3. Rehabilitate your client – many people have weaknesses and shortcomings that are harmful to their legal claims. Obviously, I won’t promise to win custody for a parent with anger management and drug abuse problems. However, often a client can change and improve and thereby improve their ability to succeed in Court. The parent may attend anger management or drug or alcohol rehabilitation programs, and start spending only limited time with the children and gradually, after everyone can be assured that the children remain safe, increase their time with the children.
4. Legal jiu jitsu – jiu jitsu differs from many other martial arts in that the practitioner uses the attacker’s own force against the attacker. Instead of resisting or counterattacking, the defender usurps and redirects the attacker’s momentum and power, and uses it to defeat the attacker.

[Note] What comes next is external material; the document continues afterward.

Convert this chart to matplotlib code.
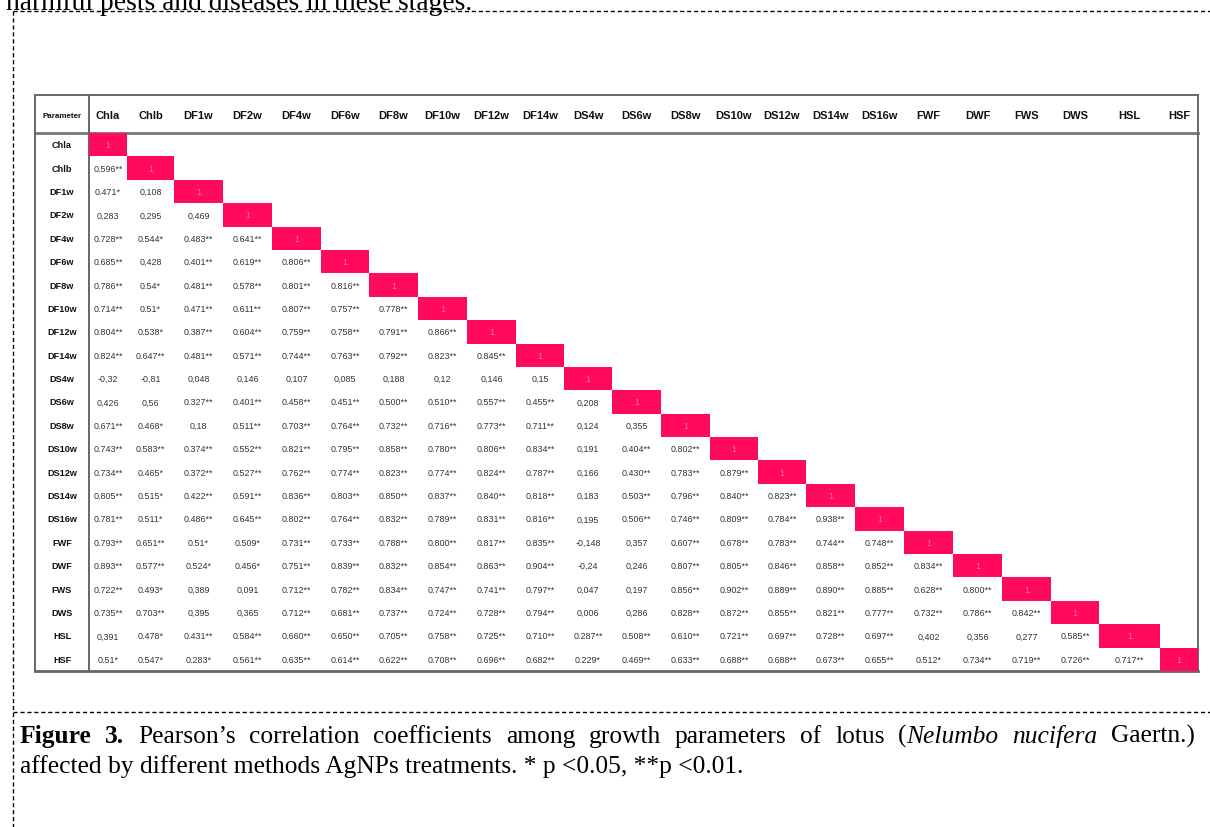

Judge Ralph Adam Fine, in chapter 9 of his excellent book The How to Win Trial Manual (“Use the Bad Facts to Your Advantage”), describes how the government used this technique in the John Gotti criminal trial, when it proffered the testimony of Sammy “the Bull” Gravano. Sammy the Bull was one of Gotti’s murderous henchmen, and the government knew that the defense would attempt to destroy his credibility by pointing out all of his own dastardly deeds. To counter the defense, the government readily admitted that Sammy the Bull was a cold-stone killer but argued that he was still a patriot. Though he was in cahoots with Gotti, when he heard Gotti betray and criticize the United States during Operation Desert Storm, he turned State’s evidence against him. By framing it this way, the more mud the Gotti team would sling on Sammy the Bull, the worse Gotti himself would seem, to have Sammy the Bull turn on him.
5. Adjust your sights – sometimes the way to win is to not ask for the whole pie but just a piece. Determining realistic achievable goals–goals that can be obtained after hard work, developing a wise legal theory, and presenting favorable facts in a powerful way–goals that may be a stretch but are not impossible, is the way to snatch victory from the jaws of defeat.
6. Negotiate – of course, a good way to win the unwinnable case is to negotiate it away. By negotiating you retain control over the resolution. And if you have “bad facts” that will sink your case in Court, your best course of action may be to make the other side an offer they can’t refuse.
Of course, there are no guarantees! Litigation is inherently unpredictable. There are so many moving parts, so many personalities, so many facts that clients “forget” to tell their lawyers about, and so many judges with different views, that no lawyer can give any client an iron-clad assurance about any result in a particular case. And that’s just another reason why negotiating a resolution is a safer bet, because it allows parties to determine their own fates.